Evanescence: The Closing Door | Rock Candy

Evanescence: The Closing Door



Though former Evanescence guitarist John LeCompt (pictured) is a hard man to reach since he was fired by lead singer Amy Lee last Friday, Rock Candy did manage to track down someone with a good bit of insight into what might have led to the split: John’s older brother Robbie LeCompt.

Robbie said that though he hasn’t spoken to his brother since John was fired, the news came as no surprise to him. “I can’t say if [Lee] is a good person or a bad person, but I can say: I saw it coming,” Robbie said, recounting his brother’s tales of a “standoffish” Lee, who insisted on a personal bus while on tour and picked fights backstage. “She was very hard to get along with to start with,” Robbie said. “He is a writer and she’s a writer and when you’ve got two writers you’ve got one too many.”

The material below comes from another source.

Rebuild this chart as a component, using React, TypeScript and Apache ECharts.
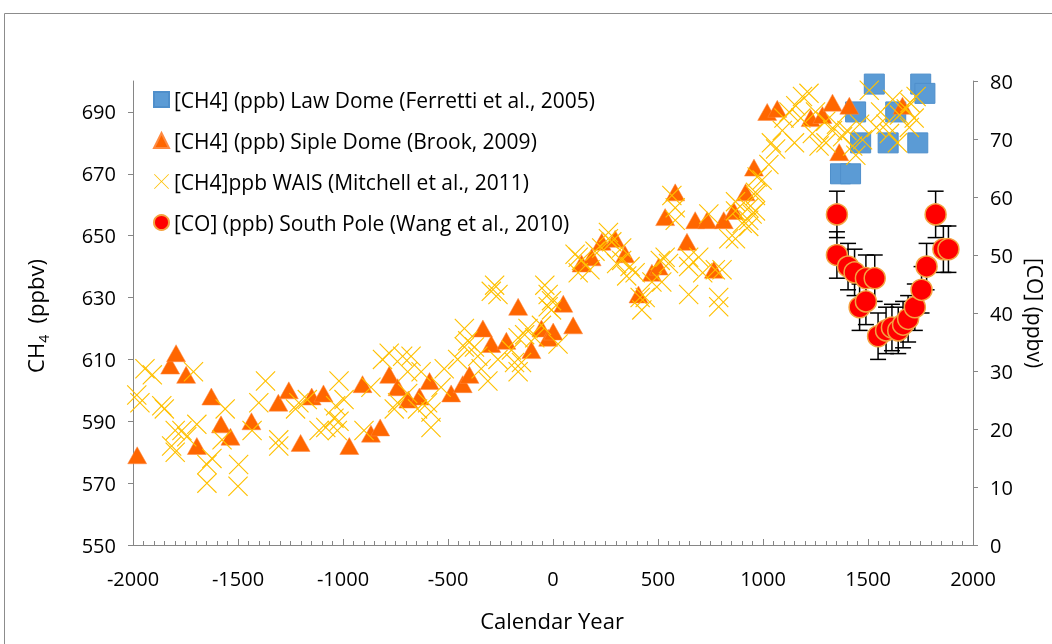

“He’s on the road with this girl and she’s making millions and millions of dollars and he’s on a strict salary,” Robbie LeCompt said. “If she’s found someone who can fill his shoes, then that’s all good, but I’ve studied music for 20 years and anytime [a lead singer] has blown off all the other members and tried to keep going, it didn’t work out.”

On his Myspace.com blog, John LeCompt posted the following message to fans the day after he was fired:

"Hey everyone, I've been getting your messages all morning and figured I would give a little personal insight to this situation. Around 3:30 pm yesterday I received a call on my cell from Amy. This call wasn't from a friend who appreciated me but from an enemy who was prepared to hurt me and my family. Without any warning or negotiations for my future, I was fired for no good reason. We have not always seen eye to eye on everything, but who does? Our common goal was always the same. To make Evanescence the best rock band it could ever be. I have always given blood, sweat and tears to make that happen but apparently that is not enough. I have now become just another of the people fallen by the wayside on the revolving door of her life. It's funny how many of us there are now. I guess it's good for lyrical content, though. Maybe I will be among the blessed to have a song written about me, too. Maybe the song will be "Call Me When You're Broke". Whatever, as of next week my band Machina will be doing major label showcases in New York. There is a big buzz for it and we hope it will go well. I'm not going to sit here and be negative because that is not who I am. What I will say it that I know that many of you think she is some genuis or saviour of some kind. I just want you to know that my family and I will forever remember her as being about as deep as the shallow end of a child's wading pool and her lyrics about as deep as the two dimensional surface that they were written on. Singing beautifully for the duration of a record or two can move the spirit of the people listening, but the way you treat those around you who you are supposed to care about speaks volumes more than that and I would hope that some of you are listening. Well, that's it. I hope that sheds some light on the current situation for you. Thank you all for the good years and being the most incredible fans and friends. Maybe I will see you again. I am going to play with my little boy now, peace."